A Sharp Eye and an Open Mind

Before we dive deeply into the past, we need a couple of really important tools at all times. It is exciting to start down the trail into the mists of the pasts to explore our family origins. We may have been told some fascinating story about great-grandpa and a harrowing escape during the war, that we have Native American heritage, or an adoptee may have heard that his birth mother lived in a small town outside of Houston but moved to Kansas. It is human nature to seek evidence for a belief or a story that we may have held onto (like the one in my family about being descendants of Robin Hood!).

These are important clues to research! But, they are not facts until they have been proven. If we go into our research seeking to validate a story, it taints how we interpret the evidence - to raise its importance if it supports our belief, or ignore it when it doesn't. This is human nature, and it is called bias. We must take great care not to let preconceptions color our research - particularly when the clues in the records and/or DNA evidence might add up to a different narrative.

An open mind is essential in interpreting our findings. So too is being thorough and complete when analyzing a record.
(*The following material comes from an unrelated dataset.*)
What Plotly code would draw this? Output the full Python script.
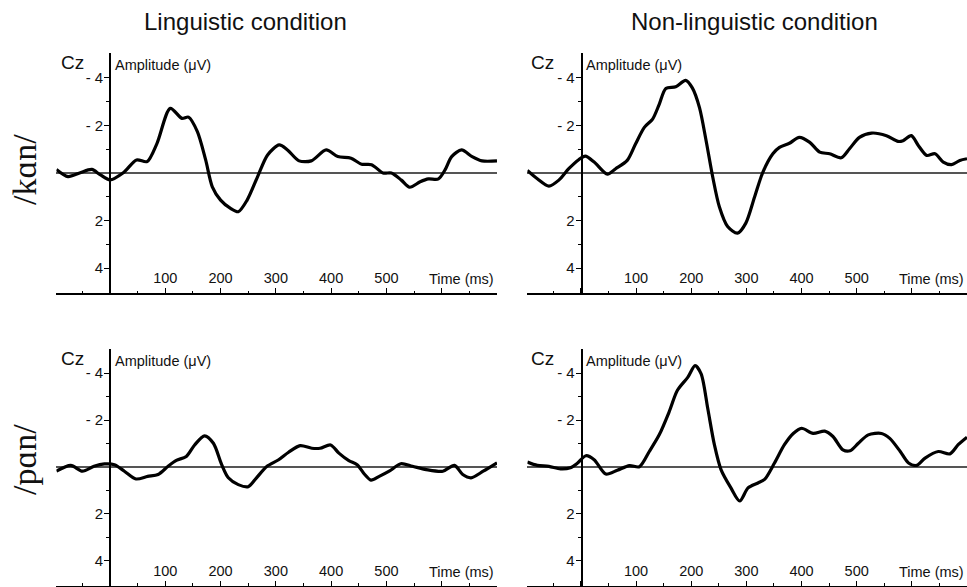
import plotly.graph_objects as go

# ---- data (time in ms, amplitude in microvolts; negative plotted up) ----
t_ling_kan = [-97, -76, -55, -33, -18, 0, 24, 48, 67, 85, 109, 130, 142, 158, 173, 185, 200, 218, 232, 248,
              267, 285, 306, 321, 342, 364, 391, 412, 436, 455, 473, 494, 509, 527, 542, 561, 576, 594, 606,
              618, 636, 655, 673, 700]
v_ling_kan = [-0.15, 0.15, 0.0, -0.15, 0.07, 0.29, -0.01, -0.55, -0.48, -1.25, -2.72, -2.3, -2.35, -1.74,
              -0.55, 0.58, 1.14, 1.49, 1.63, 1.14, 0.15, -0.76, -1.18, -0.97, -0.51, -0.51, -0.97, -0.69,
              -0.62, -0.37, -0.35, 0.0, 0.0, 0.3, 0.6, 0.37, 0.25, 0.25, -0.13, -0.69, -0.97, -0.69, -0.51, -0.51]

t_nonling_kan = [-97, -79, -58, -40, -22, -4, 8, 24, 48, 63, 84, 99, 115, 130, 142, 154, 172, 190, 202, 215,
                 227, 239, 251, 266, 284, 299, 315, 330, 348, 360, 378, 396, 415, 433, 451, 472, 487, 505,
                 527, 554, 575, 584, 599, 612, 627, 642, 657, 672, 687, 700]
v_nonling_kan = [-0.11, 0.24, 0.55, 0.3, -0.18, -0.56, -0.71, -0.46, 0.05, -0.18, -0.53, -1.22, -1.92, -2.27,
                 -2.89, -3.56, -3.63, -3.9, -3.58, -2.75, -1.36, 0.17, 1.42, 2.25, 2.53, 2.11, 1.0, -0.04,
                 -0.81, -1.08, -1.25, -1.5, -1.29, -0.88, -0.81, -0.64, -1.02, -1.5, -1.68, -1.57, -1.33,
                 -1.36, -1.57, -1.15, -0.74, -0.81, -0.46, -0.35, -0.53, -0.6]

t_ling_pan = [-97, -71, -50, -29, -10, 8, 26, 47, 68, 87, 105, 120, 138, 153, 171, 187, 202, 214, 232, 250,
              265, 284, 305, 323, 344, 365, 380, 399, 414, 432, 447, 460, 472, 487, 505, 526, 547, 572, 602,
              623, 638, 653, 675, 700]
v_ling_pan = [0.18, -0.07, 0.18, -0.03, -0.13, -0.1, 0.18, 0.51, 0.4, 0.32, -0.03, -0.28, -0.45, -0.94,
              -1.33, -1.01, -0.1, 0.46, 0.75, 0.84, 0.46, -0.03, -0.31, -0.63, -0.91, -0.8, -0.8, -0.94,
              -0.59, -0.27, -0.1, 0.3, 0.56, 0.4, 0.18, -0.14, -0.03, 0.11, 0.18, -0.07, 0.32, 0.46, 0.18, -0.18]

t_nonling_pan = [-97, -79, -58, -37, -19, -6, 9, 24, 45, 66, 88, 106, 124, 142, 160, 175, 194, 207, 218, 230,
                 242, 254, 272, 288, 303, 321, 333, 351, 369, 385, 400, 421, 442, 457, 475, 488, 503, 521,
                 545, 560, 579, 594, 609, 624, 648, 669, 684, 700]
v_nonling_pan = [-0.21, -0.07, -0.03, 0.08, 0.03, -0.17, -0.48, -0.31, 0.3, 0.14, -0.06, -0.01, -0.66, -1.37,
                 -2.35, -3.27, -3.83, -4.32, -3.97, -2.49, -0.95, 0.11, 0.89, 1.45, 0.89, 0.68, 0.53, -0.17,
                 -0.95, -1.43, -1.65, -1.43, -1.53, -1.3, -0.73, -0.69, -1.01, -1.37, -1.43, -1.22, -0.66,
                 -0.17, -0.07, -0.38, -0.66, -0.56, -0.95, -1.27]

column_titles = ["Linguistic condition", "Non-linguistic condition"]
row_labels = ["/kɑn/", "/pɑn/"]
x_tickvals = [0, 100, 200, 300, 400, 500, 600, 700]
x_ticktext = ["", "100", "200", "300", "400", "500", "", ""]
y_tickvals = [-4, -2, 2, 4]
y_ticktext = ["- 4", "- 2", "2", "4"]
y_minor = [-3, -1, 1, 3]

# ---- layout geometry ----
W, H = 967, 587
x_doms = [[56.4 / W, 497.0 / W], [527.4 / W, 1.0]]
x_ranges = [[-97, 700], [-97, 700]]
y_doms = [[1 - 293.0 / H, 1 - 53.0 / H], [1 - 585.5 / H, 1 - 348.5 / H]]
zero_px = [110.0, 581.5]

panels = [
    (t_ling_kan, v_ling_kan, 0, 0),
    (t_nonling_kan, v_nonling_kan, 0, 1),
    (t_ling_pan, v_ling_pan, 1, 0),
    (t_nonling_pan, v_nonling_pan, 1, 1),
]

FONT = "Liberation Sans, Arial, sans-serif"
SERIF = "Liberation Serif, DejaVu Serif, serif"
fig = go.Figure()
annotations = []
layout = {}

for i, (t, v, r, c) in enumerate(panels):
    n = "" if i == 0 else str(i + 1)
    xa, ya = "x" + n, "y" + n
    fig.add_trace(go.Scatter(x=t, y=v, mode="lines", xaxis=xa, yaxis=ya,
                             line=dict(color="black", width=3.2, shape="spline", smoothing=0.8),
                             showlegend=False, hoverinfo="skip"))
    layout["xaxis" + n] = dict(
        domain=x_doms[c], range=x_ranges[c], anchor=ya, side="bottom",
        showline=True, linecolor="black", linewidth=1.6, showgrid=False, zeroline=False,
        tickmode="array", tickvals=x_tickvals, ticktext=x_ticktext,
        ticks="inside", ticklen=5, tickwidth=1.4, tickcolor="black",
        ticklabelposition="inside", ticklabelstandoff=2,
        tickfont=dict(family=FONT, size=14.5, color="#111111"),
        minor=dict(tickmode="linear", tick0=0, dtick=50, ticks="inside", ticklen=2.5,
                   tickwidth=1.4, tickcolor="black", showgrid=False),
        fixedrange=True)
    pos = zero_px[c] / W
    layout["yaxis" + n] = dict(
        domain=y_doms[r], range=[5.05, -5.05], anchor="free", position=pos,
        showline=True, linecolor="black", linewidth=1.6, showgrid=False,
        zeroline=True, zerolinecolor="#555555", zerolinewidth=1.5,
        tickmode="array", tickvals=y_tickvals, ticktext=y_ticktext,
        ticks="outside", ticklen=5, tickwidth=1.4, tickcolor="black",
        ticklabelstandoff=-2,
        tickfont=dict(family=FONT, size=15, color="#111111"),
        minor=dict(tickmode="array", tickvals=y_minor, ticks="outside", ticklen=3,
                   tickwidth=1.2, tickcolor="black", showgrid=False),
        fixedrange=True)
    annotations.append(dict(text="Cz", xref=xa, yref=ya, x=0, y=-5.05, xanchor="center", yanchor="middle",
                            xshift=-38, yshift=-10, showarrow=False,
                            font=dict(family=FONT, size=19, color="#111111")))
    annotations.append(dict(text="Amplitude (μV)", xref=xa, yref=ya, x=0, y=-5.05, xanchor="left",
                            yanchor="middle", xshift=3, yshift=-12, showarrow=False,
                            font=dict(family=FONT, size=14.5, color="#111111")))
    annotations.append(dict(text="Time (ms)", xref=xa, yref=ya, x=698, y=5.05, xanchor="right",
                            yanchor="middle", xshift=0, yshift=14, showarrow=False,
                            font=dict(family=FONT, size=14.5, color="#111111")))

annotations.append(dict(text=column_titles[0], xref="paper", yref="paper", x=245 / W, y=1 - 21 / H,
                        xanchor="center", yanchor="middle", showarrow=False,
                        font=dict(family=FONT, size=24, color="#111111")))
annotations.append(dict(text=column_titles[1], xref="paper", yref="paper", x=754 / W, y=1 - 21 / H,
                        xanchor="center", yanchor="middle", showarrow=False,
                        font=dict(family=FONT, size=24, color="#111111")))
annotations.append(dict(text=row_labels[0], xref="paper", yref="paper", x=24 / W, y=1 - 170 / H,
                        xanchor="center", yanchor="middle", textangle=-90, showarrow=False,
                        font=dict(family=SERIF, size=34, color="#111111")))
annotations.append(dict(text=row_labels[1], xref="paper", yref="paper", x=24 / W, y=1 - 460 / H,
                        xanchor="center", yanchor="middle", textangle=-90, showarrow=False,
                        font=dict(family=SERIF, size=34, color="#111111")))

fig.update_layout(width=W, height=H, margin=dict(l=0, r=0, t=0, b=0),
                  paper_bgcolor="white", plot_bgcolor="white",
                  annotations=annotations, **layout)

fig.write_html("out.html", config={"displayModeBar": False},
               post_script="document.body.style.margin='0';document.body.style.overflow='hidden';")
For example, to look at all of the information included in the census - not just the records of our family members and any boarders living with them, but who lived next door and on the same street. What work did they do? How much schooling did they have? Where were their parents born? And, did the machine - or the census-taking human with the pen - transcribe everything correctly? Variations in spelling can mean a missed hint; and in olden days it seems that spelling in general could be a much looser business!

My wife's paternal grandfather Andrezj came from southern Poland through Ellis Island in 1912. I made a critical mistake when I first found his record a couple years ago. In this time period, arrivals were required to give a name and address for someone who could vouch for them in their home country, and also a name and address of who they were going to be with here in America. I was thrilled to get the name and address of his parents! But his record indicated that Andrezj was going to stay with an uncle in western Massachusetts. Since their entire family had emigrated to the Philadelphia area, I ignored it as an error, or something he made up or didn't really know, and forgot about it. What was I thinking?!
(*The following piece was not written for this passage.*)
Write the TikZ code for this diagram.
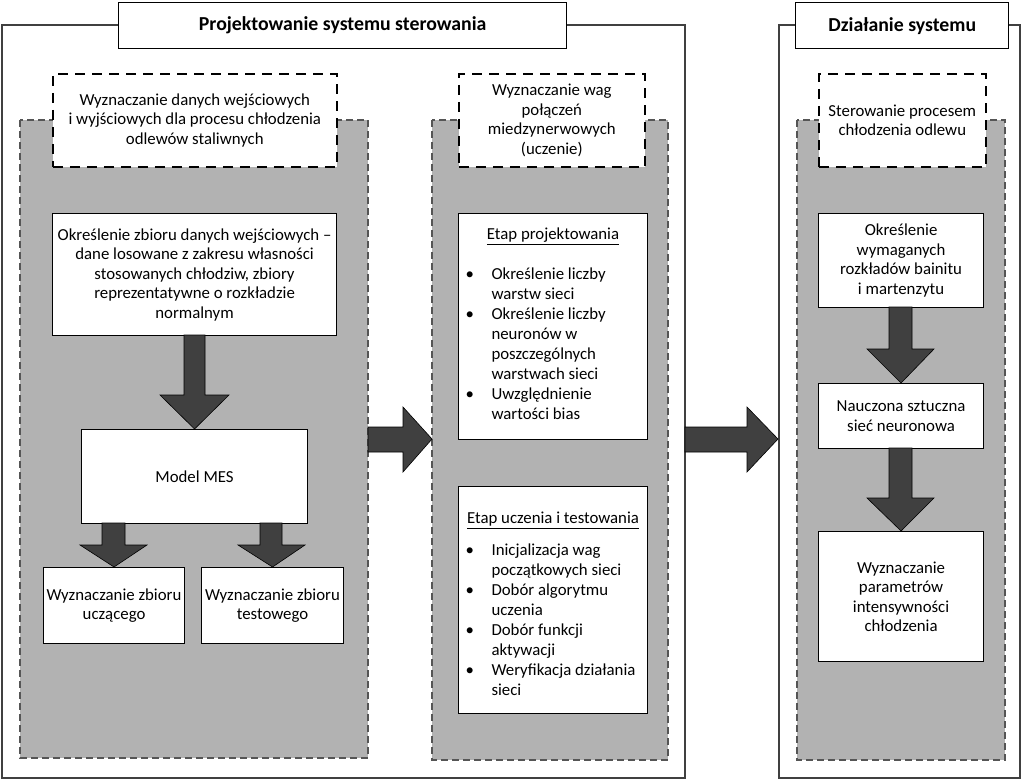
\documentclass[tikz,border=0pt]{standalone}
\usepackage{fontspec}
\setmainfont{Carlito}
\usetikzlibrary{positioning}
\definecolor{fillgray}{RGB}{178,178,178}
\definecolor{arrgray}{RGB}{64,64,64}
\definecolor{dashgray}{RGB}{85,85,85}
\newcommand{\blist}[1]{\begin{tabular}{@{}p{26pt}@{}l@{}}#1\end{tabular}}
\begin{document}
\begin{tikzpicture}[x=1pt,y=-1pt,
  txt/.style={font=\fontsize{16.8}{19.5}\selectfont,align=center},
  frame/.style={draw=black!75,line width=1.3pt},
  titlebox/.style={draw=black,line width=1.4pt,fill=white,font=\fontsize{19.8}{22}\selectfont\bfseries,inner sep=0pt},
  graybox/.style={draw=dashgray,fill=fillgray,dashed,dash pattern=on 7pt off 4pt,line width=1.1pt},
  headbox/.style={draw=black,fill=white,line width=1.6pt,dash pattern=on 10pt off 7pt,txt,inner sep=0pt},
  wbox/.style={draw=black,fill=white,line width=1.1pt,txt,inner sep=0pt},
  lbox/.style={draw=black,fill=white,line width=1.1pt,font=\fontsize{16.8}{20}\selectfont,inner sep=0pt},
  bigarrow/.style={fill=arrgray,draw=black,line width=0.6pt}
]
\useasboundingbox (0,0) rectangle (1024,780);
% outer frames
\draw[frame] (2,25) rectangle (685,778);
\draw[frame] (779,25) rectangle (1020,778);
\node[titlebox,minimum width=448pt,minimum height=46pt,anchor=north west] (t1) at (118,2) {Projektowanie systemu sterowania};
\node[titlebox,minimum width=213pt,minimum height=46pt,anchor=north west] (t2) at (795,2) {Działanie systemu};
% gray regions
\draw[graybox] (20,120) rectangle (368,758);
\draw[graybox] (432,120) rectangle (668,760);
\draw[graybox] (797,120) rectangle (1005,760);
% dashed header boxes
\node[headbox,minimum width=284pt,minimum height=93pt,anchor=north west] (h1) at (52,73) {Wyznaczanie danych wejściowych\\i wyjściowych dla procesu chłodzenia\\odlewów staliwnych};
\node[headbox,minimum width=186pt,minimum height=93pt,anchor=north west] (h2) at (458,73) {Wyznaczanie wag\\połączeń\\miedzynerwowych\\(uczenie)};
\node[headbox,minimum width=167pt,minimum height=93pt,anchor=north west] (h3) at (818,73) {Sterowanie procesem\\chłodzenia odlewu};
% left column
\node[wbox,minimum width=284pt,minimum height=122pt,anchor=north west] (a1) at (52,213) {Określenie zbioru danych wejściowych –\\dane losowane z zakresu własności\\stosowanych chłodziw, zbiory\\reprezentatywne o rozkładzie\\normalnym};
\node[wbox,minimum width=226pt,minimum height=94pt,anchor=north west] (a2) at (81,429) {Model MES};
\node[wbox,minimum width=141pt,minimum height=76pt,anchor=north west] (a3) at (43,567) {Wyznaczanie zbioru\\uczącego};
\node[wbox,minimum width=142pt,minimum height=76pt,anchor=north west] (a4) at (201,567) {Wyznaczanie zbioru\\testowego};
% middle column
\node[lbox,minimum width=189pt,minimum height=226pt,anchor=north west] (b1) at (458,213) {%
\parbox{175pt}{\centering\underline{Etap projektowania}\par\vspace{20pt}\raggedright
\blist{\textbullet & Określenie liczby\\ & warstw sieci\\ \textbullet & Określenie liczby\\ & neuronów w\\ & poszczególnych\\ & warstwach sieci\\ \textbullet & Uwzględnienie\\ & wartości bias}}};
\node[lbox,minimum width=189pt,minimum height=227pt,anchor=north west] (b2) at (458,486) {%
\parbox{175pt}{\vspace*{14pt}\centering\underline{Etap uczenia i testowania}\par\vspace{12pt}\raggedright
\blist{\textbullet & Inicjalizacja wag\\ & początkowych sieci\\ \textbullet & Dobór algorytmu\\ & uczenia\\ \textbullet & Dobór funkcji\\ & aktywacji\\ \textbullet & Weryfikacja działania\\ & sieci}}};
% right column
\node[wbox,minimum width=165pt,minimum height=94pt,anchor=north west] (c1) at (818,213) {Określenie\\wymaganych\\rozkładów bainitu\\i martenzytu};
\node[wbox,minimum width=165pt,minimum height=65pt,anchor=north west] (c2) at (818,383) {Nauczona sztuczna\\sieć neuronowa};
\node[wbox,minimum width=165pt,minimum height=130pt,anchor=north west] (c3) at (818,531) {Wyznaczanie\\parametrów\\intensywności\\chłodzenia};
% vertical arrows
\draw[bigarrow] (184,335) -- (205,335) -- (205,395) -- (229,395) -- (a2.north) -- (160,395) -- (184,395) -- cycle;
\draw[bigarrow] (102,523) -- (125,523) -- (125,545) -- (147,545) -- (a3.north) -- (80,545) -- (102,545) -- cycle;
\draw[bigarrow] (260,523) -- (282,523) -- (282,545) -- (305,545) -- (a4.north) -- (238,545) -- (260,545) -- cycle;
\draw[bigarrow] (889,307) -- (912,307) -- (912,349) -- (934,349) -- (c2.north) -- (867,349) -- (889,349) -- cycle;
\draw[bigarrow] (889,448) -- (912,448) -- (912,498) -- (934,498) -- (c3.north) -- (867,498) -- (889,498) -- cycle;
% horizontal arrows
\coordinate (g1) at (368,439);
\coordinate (g2) at (432,439);
\coordinate (f1) at (685,439);
\coordinate (f2) at (778,439);
\draw[bigarrow] (g1) ++(0,-12) -- (403,427) -- (403,407) -- (g2) -- (403,472) -- (403,452) -- (368,452) -- cycle;
\draw[bigarrow] (f1) ++(0,-12) -- (747,427) -- (747,407) -- (f2) -- (747,472) -- (747,452) -- (685,452) -- cycle;
\end{tikzpicture}
\end{document}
When I revisited this record a few weeks ago, I realized that my innocent bias about their family history cost me an opportunity to push our family research back another generation, for indeed this uncle was a brother to Andrezj's father. It turns out that he had taken his family from Philly to work in the area for a couple of years, and had a child there, before they returned to Philadelphia permanently. We now have another ancestor to research with new clues to my wife's family lineage in Poland. It appears that a descendant of that uncle's children is one of my wife's DNA matches. How much more I learned when I returned to the record with an open mind and a sharp eye!

It's incredibly important to learn all that we can, but to also look at what facts are supported by multiple sources, and which ones don't seem to withstand scrutiny. A 1940 American census record can be incredibly rich with clues, but the census was also recorded by a human interviewing other humans. As I frequently say to various cousins when I pose a theory to them; by all means disagree and challenge it! A good theory has to stand up to rigorous testing, or we need a different theory.